# [Requirement]
Give a verbatim copy of the lines below, minus the pictures.

# [Material]
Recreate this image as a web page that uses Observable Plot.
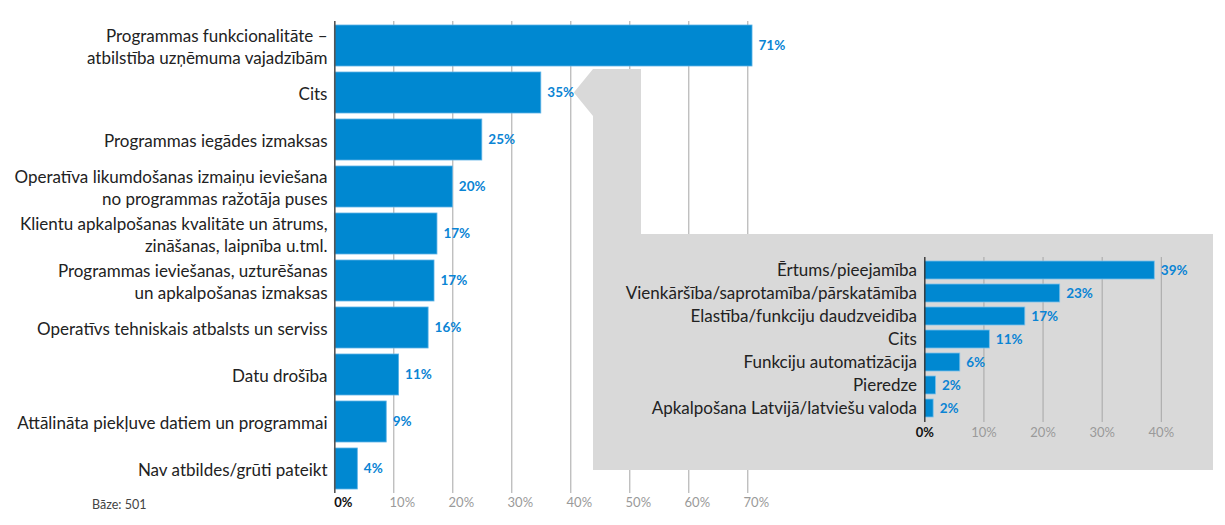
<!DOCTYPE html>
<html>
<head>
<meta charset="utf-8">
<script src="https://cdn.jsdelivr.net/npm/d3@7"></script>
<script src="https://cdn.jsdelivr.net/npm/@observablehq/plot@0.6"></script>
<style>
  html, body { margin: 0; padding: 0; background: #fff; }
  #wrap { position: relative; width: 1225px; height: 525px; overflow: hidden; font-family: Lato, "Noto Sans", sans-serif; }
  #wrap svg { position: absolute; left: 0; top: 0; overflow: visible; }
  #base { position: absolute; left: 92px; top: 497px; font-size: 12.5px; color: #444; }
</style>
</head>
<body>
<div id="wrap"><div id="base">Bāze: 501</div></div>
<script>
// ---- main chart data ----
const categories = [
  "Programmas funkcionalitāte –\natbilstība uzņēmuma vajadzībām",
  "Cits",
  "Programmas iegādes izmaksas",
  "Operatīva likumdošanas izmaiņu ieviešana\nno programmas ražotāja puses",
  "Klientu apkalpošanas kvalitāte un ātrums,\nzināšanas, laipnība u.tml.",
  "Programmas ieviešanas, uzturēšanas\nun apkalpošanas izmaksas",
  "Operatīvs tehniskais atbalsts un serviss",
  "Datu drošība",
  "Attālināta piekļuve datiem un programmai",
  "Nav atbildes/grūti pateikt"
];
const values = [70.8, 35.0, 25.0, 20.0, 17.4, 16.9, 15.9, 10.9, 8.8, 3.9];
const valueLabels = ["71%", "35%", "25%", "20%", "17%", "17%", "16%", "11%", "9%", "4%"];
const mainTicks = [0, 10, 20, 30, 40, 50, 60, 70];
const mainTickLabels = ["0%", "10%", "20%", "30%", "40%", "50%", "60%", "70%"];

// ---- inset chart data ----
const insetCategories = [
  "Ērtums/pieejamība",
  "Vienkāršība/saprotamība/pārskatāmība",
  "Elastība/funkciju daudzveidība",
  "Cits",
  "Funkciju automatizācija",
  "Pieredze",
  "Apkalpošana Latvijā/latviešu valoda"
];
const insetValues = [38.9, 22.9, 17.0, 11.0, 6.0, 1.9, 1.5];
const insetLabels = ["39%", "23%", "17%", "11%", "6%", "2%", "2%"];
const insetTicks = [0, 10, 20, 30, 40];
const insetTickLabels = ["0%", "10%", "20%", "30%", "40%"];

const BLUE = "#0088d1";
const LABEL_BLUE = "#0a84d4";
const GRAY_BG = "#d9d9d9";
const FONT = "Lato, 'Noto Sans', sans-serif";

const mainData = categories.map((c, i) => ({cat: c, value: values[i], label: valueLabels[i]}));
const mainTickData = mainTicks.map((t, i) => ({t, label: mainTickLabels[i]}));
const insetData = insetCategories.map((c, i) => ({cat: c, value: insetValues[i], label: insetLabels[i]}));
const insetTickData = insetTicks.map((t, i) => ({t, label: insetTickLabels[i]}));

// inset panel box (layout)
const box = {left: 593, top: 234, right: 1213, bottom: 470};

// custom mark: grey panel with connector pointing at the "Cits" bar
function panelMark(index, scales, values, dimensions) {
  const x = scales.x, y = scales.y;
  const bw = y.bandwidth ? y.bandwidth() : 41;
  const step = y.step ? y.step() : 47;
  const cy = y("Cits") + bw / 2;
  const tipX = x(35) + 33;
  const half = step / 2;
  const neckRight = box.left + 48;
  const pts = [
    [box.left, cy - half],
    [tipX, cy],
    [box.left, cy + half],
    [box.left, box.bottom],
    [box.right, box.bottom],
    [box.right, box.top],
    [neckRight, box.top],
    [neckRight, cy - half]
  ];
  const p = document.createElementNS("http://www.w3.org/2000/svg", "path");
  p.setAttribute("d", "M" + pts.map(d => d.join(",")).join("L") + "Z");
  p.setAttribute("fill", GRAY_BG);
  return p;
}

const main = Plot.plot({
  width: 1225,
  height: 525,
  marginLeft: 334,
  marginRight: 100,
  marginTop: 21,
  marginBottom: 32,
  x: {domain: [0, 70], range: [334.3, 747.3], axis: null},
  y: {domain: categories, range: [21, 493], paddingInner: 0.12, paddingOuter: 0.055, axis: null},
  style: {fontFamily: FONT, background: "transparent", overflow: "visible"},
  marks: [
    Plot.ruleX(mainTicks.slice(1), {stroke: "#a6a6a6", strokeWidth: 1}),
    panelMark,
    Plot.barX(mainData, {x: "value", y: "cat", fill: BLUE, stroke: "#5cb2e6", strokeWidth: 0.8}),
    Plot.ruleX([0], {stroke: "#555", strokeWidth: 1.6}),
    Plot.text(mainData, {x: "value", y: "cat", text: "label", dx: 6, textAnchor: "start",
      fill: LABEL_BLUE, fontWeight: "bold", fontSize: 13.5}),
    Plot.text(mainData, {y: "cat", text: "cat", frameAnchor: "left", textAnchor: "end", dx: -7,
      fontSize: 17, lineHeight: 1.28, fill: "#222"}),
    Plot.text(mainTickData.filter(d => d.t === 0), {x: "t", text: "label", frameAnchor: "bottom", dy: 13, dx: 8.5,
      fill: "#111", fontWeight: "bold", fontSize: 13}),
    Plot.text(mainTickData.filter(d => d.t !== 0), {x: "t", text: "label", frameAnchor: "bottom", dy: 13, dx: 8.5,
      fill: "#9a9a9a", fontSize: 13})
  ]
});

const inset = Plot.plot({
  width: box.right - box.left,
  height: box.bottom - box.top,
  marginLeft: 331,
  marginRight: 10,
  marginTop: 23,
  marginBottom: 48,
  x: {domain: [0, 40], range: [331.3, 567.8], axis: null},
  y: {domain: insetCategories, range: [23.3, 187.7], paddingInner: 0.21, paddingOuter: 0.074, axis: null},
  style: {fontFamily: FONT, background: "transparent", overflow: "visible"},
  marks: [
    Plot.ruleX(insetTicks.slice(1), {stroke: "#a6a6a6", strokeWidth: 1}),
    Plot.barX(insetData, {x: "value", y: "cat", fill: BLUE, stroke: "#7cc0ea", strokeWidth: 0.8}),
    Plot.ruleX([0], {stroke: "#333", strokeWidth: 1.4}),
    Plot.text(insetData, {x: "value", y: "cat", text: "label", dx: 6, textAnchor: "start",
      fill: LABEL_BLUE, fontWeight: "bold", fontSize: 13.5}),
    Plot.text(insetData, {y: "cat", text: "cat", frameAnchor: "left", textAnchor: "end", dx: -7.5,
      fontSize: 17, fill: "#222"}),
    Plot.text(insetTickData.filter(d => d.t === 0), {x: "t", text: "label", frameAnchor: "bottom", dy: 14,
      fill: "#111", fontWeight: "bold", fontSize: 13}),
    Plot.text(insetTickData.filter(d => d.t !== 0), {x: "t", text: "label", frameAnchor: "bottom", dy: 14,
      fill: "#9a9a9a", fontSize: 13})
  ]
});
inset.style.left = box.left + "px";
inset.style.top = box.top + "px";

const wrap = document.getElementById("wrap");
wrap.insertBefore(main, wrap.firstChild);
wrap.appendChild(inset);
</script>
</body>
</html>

# [Task answer]
Recreate this image as a web page that uses Observable Plot.
<!DOCTYPE html>
<html>
<head>
<meta charset="utf-8">
<script src="https://cdn.jsdelivr.net/npm/d3@7"></script>
<script src="https://cdn.jsdelivr.net/npm/@observablehq/plot@0.6"></script>
<style>
  html, body { margin: 0; padding: 0; background: #fff; }
  #wrap { position: relative; width: 1225px; height: 525px; overflow: hidden; font-family: Lato, "Noto Sans", sans-serif; }
  #wrap svg { position: absolute; left: 0; top: 0; overflow: visible; }
  #base { position: absolute; left: 92px; top: 497px; font-size: 12.5px; color: #444; }
</style>
</head>
<body>
<div id="wrap"><div id="base">Bāze: 501</div></div>
<script>
// ---- main chart data ----
const categories = [
  "Programmas funkcionalitāte –\natbilstība uzņēmuma vajadzībām",
  "Cits",
  "Programmas iegādes izmaksas",
  "Operatīva likumdošanas izmaiņu ieviešana\nno programmas ražotāja puses",
  "Klientu apkalpošanas kvalitāte un ātrums,\nzināšanas, laipnība u.tml.",
  "Programmas ieviešanas, uzturēšanas\nun apkalpošanas izmaksas",
  "Operatīvs tehniskais atbalsts un serviss",
  "Datu drošība",
  "Attālināta piekļuve datiem un programmai",
  "Nav atbildes/grūti pateikt"
];
const values = [70.8, 35.0, 25.0, 20.0, 17.4, 16.9, 15.9, 10.9, 8.8, 3.9];
const valueLabels = ["71%", "35%", "25%", "20%", "17%", "17%", "16%", "11%", "9%", "4%"];
const mainTicks = [0, 10, 20, 30, 40, 50, 60, 70];
const mainTickLabels = ["0%", "10%", "20%", "30%", "40%", "50%", "60%", "70%"];

// ---- inset chart data ----
const insetCategories = [
  "Ērtums/pieejamība",
  "Vienkāršība/saprotamība/pārskatāmība",
  "Elastība/funkciju daudzveidība",
  "Cits",
  "Funkciju automatizācija",
  "Pieredze",
  "Apkalpošana Latvijā/latviešu valoda"
];
const insetValues = [38.9, 22.9, 17.0, 11.0, 6.0, 1.9, 1.5];
const insetLabels = ["39%", "23%", "17%", "11%", "6%", "2%", "2%"];
const insetTicks = [0, 10, 20, 30, 40];
const insetTickLabels = ["0%", "10%", "20%", "30%", "40%"];

const BLUE = "#0088d1";
const LABEL_BLUE = "#0a84d4";
const GRAY_BG = "#d9d9d9";
const FONT = "Lato, 'Noto Sans', sans-serif";

const mainData = categories.map((c, i) => ({cat: c, value: values[i], label: valueLabels[i]}));
const mainTickData = mainTicks.map((t, i) => ({t, label: mainTickLabels[i]}));
const insetData = insetCategories.map((c, i) => ({cat: c, value: insetValues[i], label: insetLabels[i]}));
const insetTickData = insetTicks.map((t, i) => ({t, label: insetTickLabels[i]}));

// inset panel box (layout)
const box = {left: 593, top: 234, right: 1213, bottom: 470};

// custom mark: grey panel with connector pointing at the "Cits" bar
function panelMark(index, scales, values, dimensions) {
  const x = scales.x, y = scales.y;
  const bw = y.bandwidth ? y.bandwidth() : 41;
  const step = y.step ? y.step() : 47;
  const cy = y("Cits") + bw / 2;
  const tipX = x(35) + 33;
  const half = step / 2;
  const neckRight = box.left + 48;
  const pts = [
    [box.left, cy - half],
    [tipX, cy],
    [box.left, cy + half],
    [box.left, box.bottom],
    [box.right, box.bottom],
    [box.right, box.top],
    [neckRight, box.top],
    [neckRight, cy - half]
  ];
  const p = document.createElementNS("http://www.w3.org/2000/svg", "path");
  p.setAttribute("d", "M" + pts.map(d => d.join(",")).join("L") + "Z");
  p.setAttribute("fill", GRAY_BG);
  return p;
}

const main = Plot.plot({
  width: 1225,
  height: 525,
  marginLeft: 334,
  marginRight: 100,
  marginTop: 21,
  marginBottom: 32,
  x: {domain: [0, 70], range: [334.3, 747.3], axis: null},
  y: {domain: categories, range: [21, 493], paddingInner: 0.12, paddingOuter: 0.055, axis: null},
  style: {fontFamily: FONT, background: "transparent", overflow: "visible"},
  marks: [
    Plot.ruleX(mainTicks.slice(1), {stroke: "#a6a6a6", strokeWidth: 1}),
    panelMark,
    Plot.barX(mainData, {x: "value", y: "cat", fill: BLUE, stroke: "#5cb2e6", strokeWidth: 0.8}),
    Plot.ruleX([0], {stroke: "#555", strokeWidth: 1.6}),
    Plot.text(mainData, {x: "value", y: "cat", text: "label", dx: 6, textAnchor: "start",
      fill: LABEL_BLUE, fontWeight: "bold", fontSize: 13.5}),
    Plot.text(mainData, {y: "cat", text: "cat", frameAnchor: "left", textAnchor: "end", dx: -7,
      fontSize: 17, lineHeight: 1.28, fill: "#222"}),
    Plot.text(mainTickData.filter(d => d.t === 0), {x: "t", text: "label", frameAnchor: "bottom", dy: 13, dx: 8.5,
      fill: "#111", fontWeight: "bold", fontSize: 13}),
    Plot.text(mainTickData.filter(d => d.t !== 0), {x: "t", text: "label", frameAnchor: "bottom", dy: 13, dx: 8.5,
      fill: "#9a9a9a", fontSize: 13})
  ]
});

const inset = Plot.plot({
  width: box.right - box.left,
  height: box.bottom - box.top,
  marginLeft: 331,
  marginRight: 10,
  marginTop: 23,
  marginBottom: 48,
  x: {domain: [0, 40], range: [331.3, 567.8], axis: null},
  y: {domain: insetCategories, range: [23.3, 187.7], paddingInner: 0.21, paddingOuter: 0.074, axis: null},
  style: {fontFamily: FONT, background: "transparent", overflow: "visible"},
  marks: [
    Plot.ruleX(insetTicks.slice(1), {stroke: "#a6a6a6", strokeWidth: 1}),
    Plot.barX(insetData, {x: "value", y: "cat", fill: BLUE, stroke: "#7cc0ea", strokeWidth: 0.8}),
    Plot.ruleX([0], {stroke: "#333", strokeWidth: 1.4}),
    Plot.text(insetData, {x: "value", y: "cat", text: "label", dx: 6, textAnchor: "start",
      fill: LABEL_BLUE, fontWeight: "bold", fontSize: 13.5}),
    Plot.text(insetData, {y: "cat", text: "cat", frameAnchor: "left", textAnchor: "end", dx: -7.5,
      fontSize: 17, fill: "#222"}),
    Plot.text(insetTickData.filter(d => d.t === 0), {x: "t", text: "label", frameAnchor: "bottom", dy: 14,
      fill: "#111", fontWeight: "bold", fontSize: 13}),
    Plot.text(insetTickData.filter(d => d.t !== 0), {x: "t", text: "label", frameAnchor: "bottom", dy: 14,
      fill: "#9a9a9a", fontSize: 13})
  ]
});
inset.style.left = box.left + "px";
inset.style.top = box.top + "px";

const wrap = document.getElementById("wrap");
wrap.insertBefore(main, wrap.firstChild);
wrap.appendChild(inset);
</script>
</body>
</html>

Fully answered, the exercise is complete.